There is a functorial construction which assigns to each simplicial 1-complex a simplicial complex (without restriction on dimension) called its "flag complex": for each subcomplex isomorphic to the boundary of a $k$-simplex you attach a $k$-simplex. But, it is quite false to say that a triangulated manifold is the flag complex of its 1-skeleton. For example it is easy to triangulate the 2-sphere to have three edges in a cycle with no corresonding 2 simplex.

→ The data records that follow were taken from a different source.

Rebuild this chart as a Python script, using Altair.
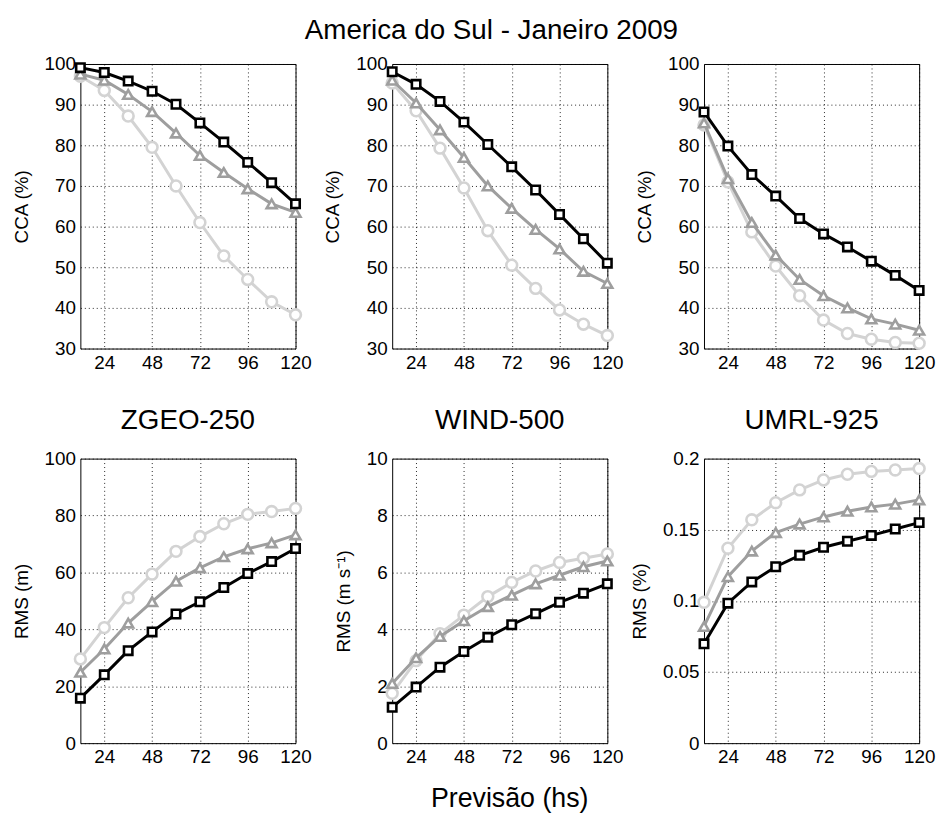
import altair as alt
import pandas as pd

hours = [12, 24, 36, 48, 60, 72, 84, 96, 108, 120]
x_ticks = [24, 48, 72, 96, 120]

# CCA (%) - top row
cca_zgeo_sq = [99.1, 97.9, 95.8, 93.3, 90.1, 85.5, 80.8, 75.8, 70.8, 65.6]
cca_zgeo_tri = [97.5, 96.0, 92.5, 88.3, 83.0, 77.5, 73.3, 69.3, 65.6, 63.5]
cca_zgeo_circ = [97.0, 93.5, 87.2, 79.5, 70.0, 61.0, 52.8, 47.0, 41.5, 38.3]

cca_wind_sq = [98.1, 95.0, 90.8, 85.7, 80.2, 74.7, 69.0, 63.0, 57.0, 51.0]
cca_wind_tri = [96.0, 90.4, 83.8, 77.0, 70.0, 64.5, 59.3, 54.5, 49.0, 46.0]
cca_wind_circ = [95.3, 88.5, 79.3, 69.5, 59.0, 50.5, 44.8, 39.5, 36.0, 33.2]

cca_umrl_sq = [88.2, 79.8, 72.8, 67.5, 62.0, 58.2, 55.0, 51.5, 48.0, 44.3]
cca_umrl_tri = [85.5, 71.8, 61.0, 53.0, 47.0, 43.0, 40.0, 37.3, 36.0, 34.5]
cca_umrl_circ = [85.0, 71.0, 58.7, 50.3, 43.0, 37.0, 33.7, 32.3, 31.5, 31.3]

# RMS - bottom row
rms_zgeo_sq = [15.8, 24.0, 32.5, 39.1, 45.4, 49.7, 54.7, 59.6, 63.8, 68.4]
rms_zgeo_tri = [24.9, 33.1, 42.2, 49.7, 56.9, 61.6, 65.5, 68.3, 70.4, 73.2]
rms_zgeo_circ = [29.6, 40.6, 51.1, 59.4, 67.4, 72.6, 77.1, 80.4, 81.4, 82.5]

rms_wind_sq = [1.26, 1.97, 2.67, 3.22, 3.72, 4.16, 4.55, 4.95, 5.27, 5.6]
rms_wind_tri = [2.1, 3.0, 3.75, 4.3, 4.8, 5.2, 5.6, 5.9, 6.2, 6.4]
rms_wind_circ = [1.75, 2.9, 3.85, 4.5, 5.15, 5.65, 6.05, 6.35, 6.5, 6.65]

rms_umrl_sq = [0.0698, 0.0984, 0.1133, 0.124, 0.132, 0.1377, 0.1419, 0.146, 0.1505, 0.155]
rms_umrl_tri = [0.082, 0.117, 0.135, 0.148, 0.154, 0.159, 0.163, 0.166, 0.168, 0.171]
rms_umrl_circ = [0.099, 0.137, 0.157, 0.169, 0.178, 0.185, 0.189, 0.191, 0.192, 0.193]

panel_titles = ["ZGEO-250", "WIND-500", "UMRL-925"]
y_titles_top = ["CCA (%)", "CCA (%)", "CCA (%)"]
y_titles_bottom = ["RMS (m)", "RMS (m s\u207b\u00b9)", "RMS (%)"]
cca_ticks = [30, 40, 50, 60, 70, 80, 90, 100]
rms_zgeo_ticks = [0, 20, 40, 60, 80, 100]
rms_wind_ticks = [0, 2, 4, 6, 8, 10]
rms_umrl_ticks = [0, 0.05, 0.1, 0.15, 0.2]

BLACK = "#000000"
GRAY = "#9e9e9e"
LIGHT = "#d3d3d3"
FONT = "Liberation Sans"
W, H = 217, 287


def panel(sq, tri, circ, yticks, ytitle, title=None, xtitle=None, xtitle_x=None):
    xaxis_kw = dict(values=x_ticks)
    if xtitle is not None:
        xaxis_kw.update(title=xtitle, titleFontSize=27, titlePadding=19)
        if xtitle_x is not None:
            xaxis_kw.update(titleX=xtitle_x)
    else:
        xaxis_kw.update(title=None)
    X = alt.X("h:Q", scale=alt.Scale(domain=[12, 120], nice=False, zero=False),
              axis=alt.Axis(**xaxis_kw))
    Y = alt.Y("v:Q", scale=alt.Scale(domain=[yticks[0], yticks[-1]], nice=False, zero=False),
              axis=alt.Axis(values=yticks, title=ytitle, format="~r"))
    layers = []
    for vals, color, shape, size in [
        (circ, LIGHT, "circle", 120),
        (tri, GRAY, "triangle-up", 100),
        (sq, BLACK, "square", 72),
    ]:
        df = pd.DataFrame({"h": hours, "v": vals})
        base = alt.Chart(df)
        layers.append(base.mark_line(color=color, strokeWidth=3).encode(x=X, y=Y))
        layers.append(base.mark_point(shape=shape, size=size, filled=True, fill="white",
                                      stroke=color, strokeWidth=2.6, opacity=1).encode(x=X, y=Y))
    ch = alt.layer(*layers).properties(width=W, height=H)
    if title is not None:
        ch = ch.properties(title=alt.TitleParams(title, fontSize=28, offset=15))
    return ch


panels = [
    panel(cca_zgeo_sq, cca_zgeo_tri, cca_zgeo_circ, cca_ticks, y_titles_top[0]),
    panel(cca_wind_sq, cca_wind_tri, cca_wind_circ, cca_ticks, y_titles_top[1]),
    panel(cca_umrl_sq, cca_umrl_tri, cca_umrl_circ, cca_ticks, y_titles_top[2]),
    panel(rms_zgeo_sq, rms_zgeo_tri, rms_zgeo_circ, rms_zgeo_ticks, y_titles_bottom[0], panel_titles[0]),
    panel(rms_wind_sq, rms_wind_tri, rms_wind_circ, rms_wind_ticks, y_titles_bottom[1], panel_titles[1],
          xtitle="Previs\u00e3o (hs)", xtitle_x=118),
    panel(rms_umrl_sq, rms_umrl_tri, rms_umrl_circ, rms_umrl_ticks, y_titles_bottom[2], panel_titles[2]),
]

chart = alt.concat(*panels, columns=3, spacing={"row": 111, "column": 97.5}, bounds="flush").properties(
    title=alt.TitleParams("America do Sul - Janeiro 2009", anchor="middle", fontSize=28, dx=18, offset=10),
    padding={"left": 3, "top": 5, "right": 0, "bottom": 0},
    background="white",
).configure_axis(
    labelFont=FONT, labelFontSize=19, labelColor="black",
    titleFont=FONT, titleFontSize=19, titleFontWeight="normal", titleColor="black",
    domain=False, ticks=False, grid=True, gridColor="black", gridDash=[1, 3],
    gridWidth=1, gridOpacity=0.85, labelPadding=5, labelFlush=False, labelOverlap=False,
).configure_axisY(titlePadding=13).configure_view(
    stroke="black", strokeWidth=1
).configure_title(
    font=FONT, fontWeight="normal", color="black"
)

chart.save("out.html", embed_options={"renderer": "svg", "actions": False})
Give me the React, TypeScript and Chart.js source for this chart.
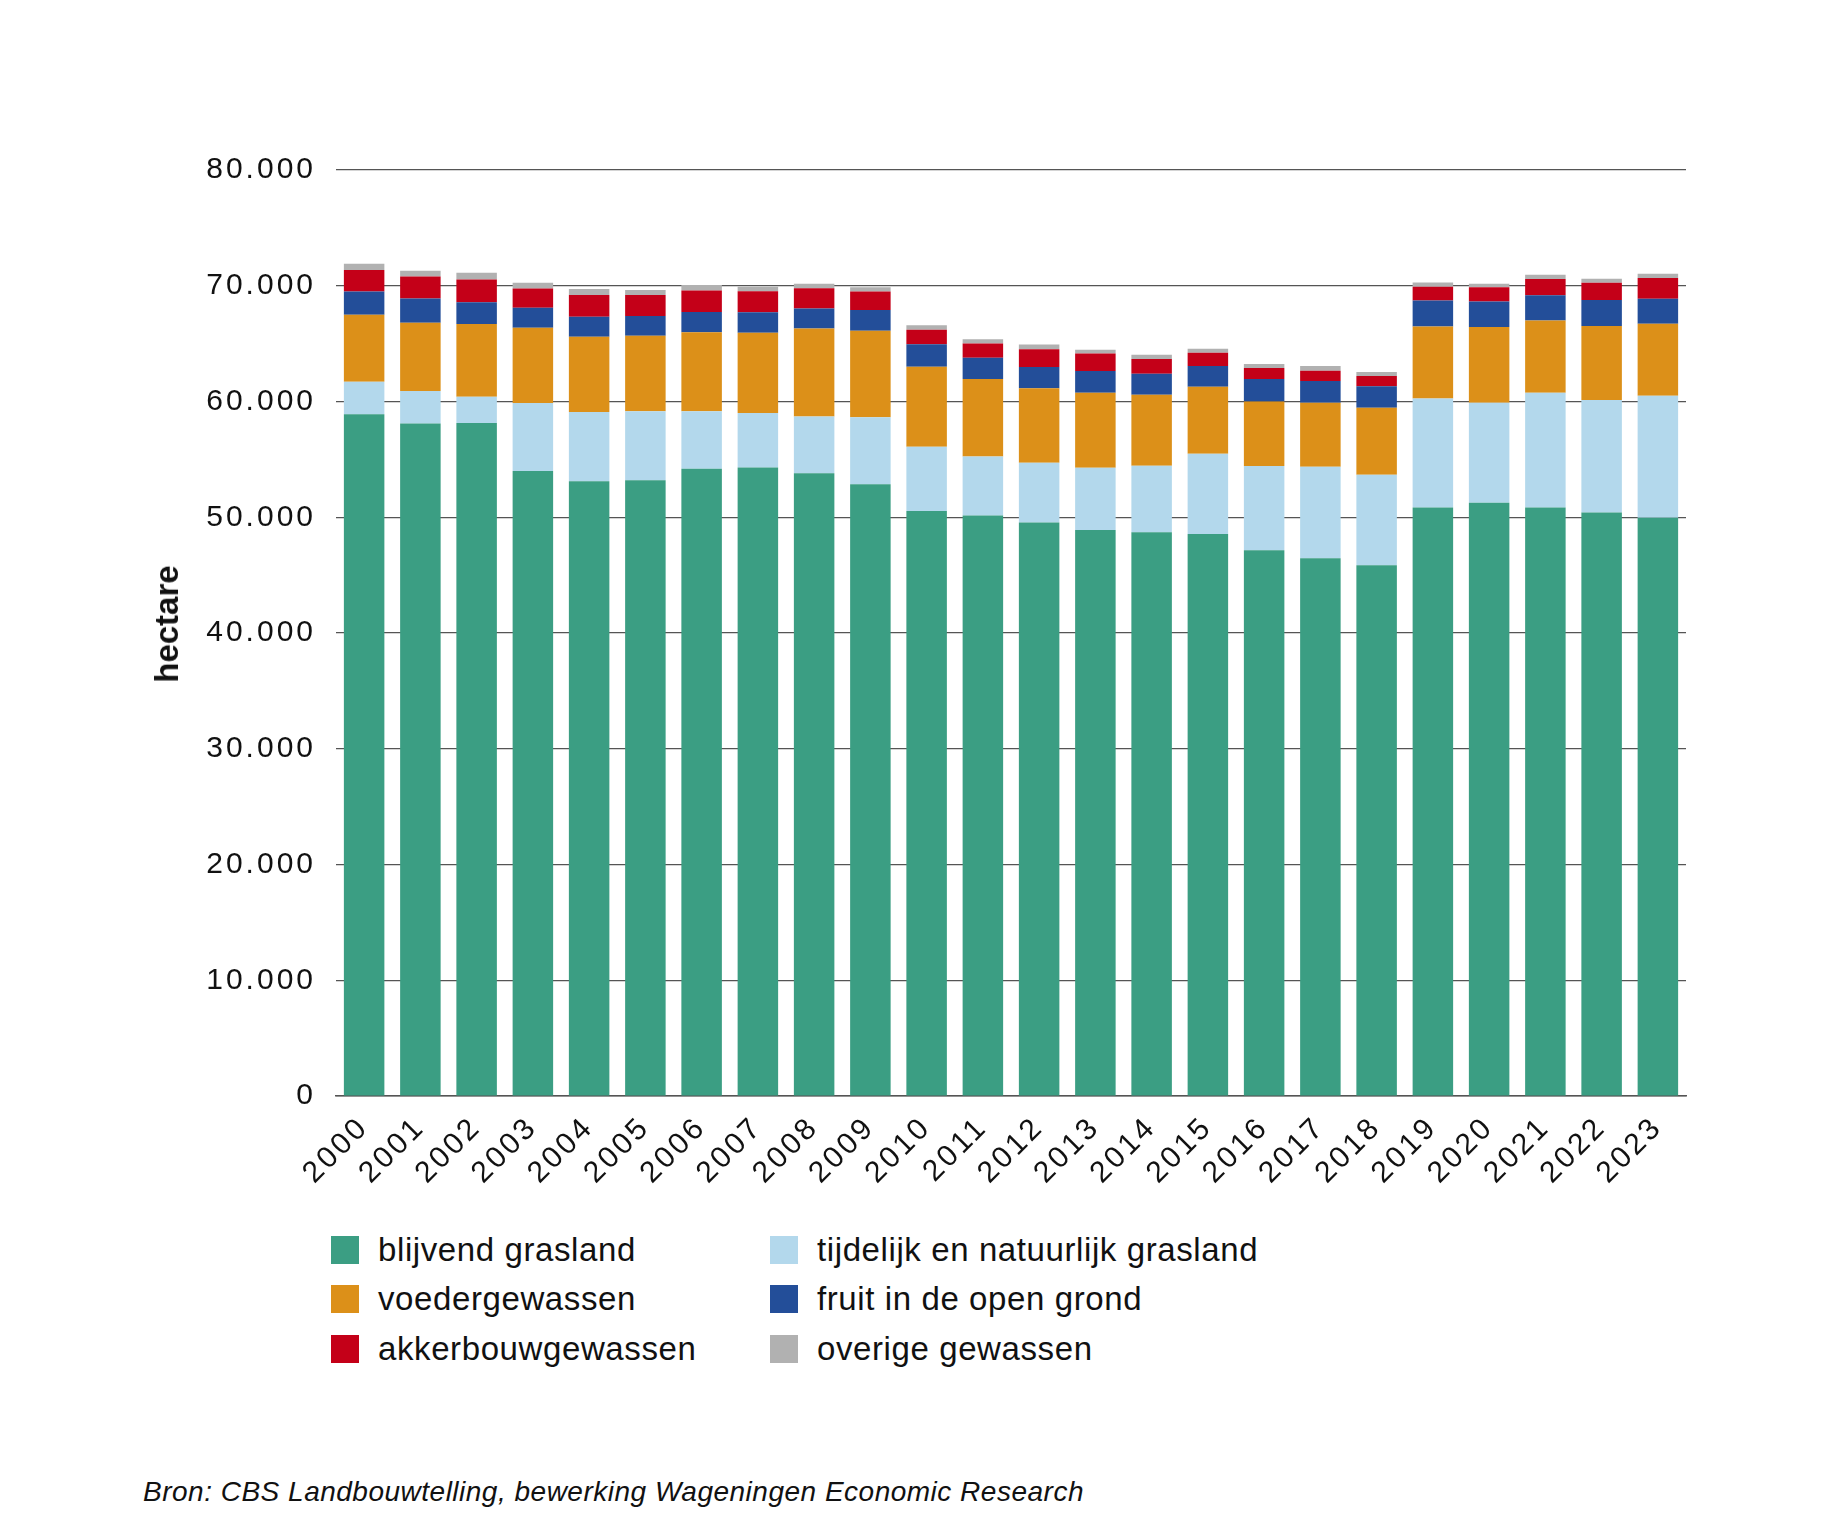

Edit: Here is a construction of an example. Let $S_0$ and $S_1$ be two triangulated spheres (all triangulations are simplicial complexes). Let $\sigma_i \subset S_i$, $i=0,1$ be 2-simplices. Removing the interiors of these simplices we get $D_i = S_i - int(\sigma_i)$ which is a 2-disc, and whose boundary $\partial D_i$ is a cycle of 3-edges (a clique of 3 vertices). Now form a quotient space of $D_0 \cup D_1$ by gluing the boundaries $\partial D_0$ and $\partial D_1$ using a simplicial isomorphism. The quotient is another triangulated 2-sphere $S$, containing a clique of 3 vertices which is not contained in any simplex. This construction can be thought as a "simplicial connected sum" of triangulated 2-spheres.
Perhaps what you really want to know is whether there exist nonisomorphic triangulated $n$-manifolds with isomorphic 1-skeleta, and here I am unsure.
Questions 3 and 4: You are correct that this definition of triangulated manifold precludes boundary. However, the definition can be easily extended to bounded $n$-manifolds by requiring that the link of a boundary point be a PL $n-1$-disc.
Keep in mind also that "closed" usually means "compact and with no boundary", but the theory of triangulated manifolds certainly includes noncompact manifolds.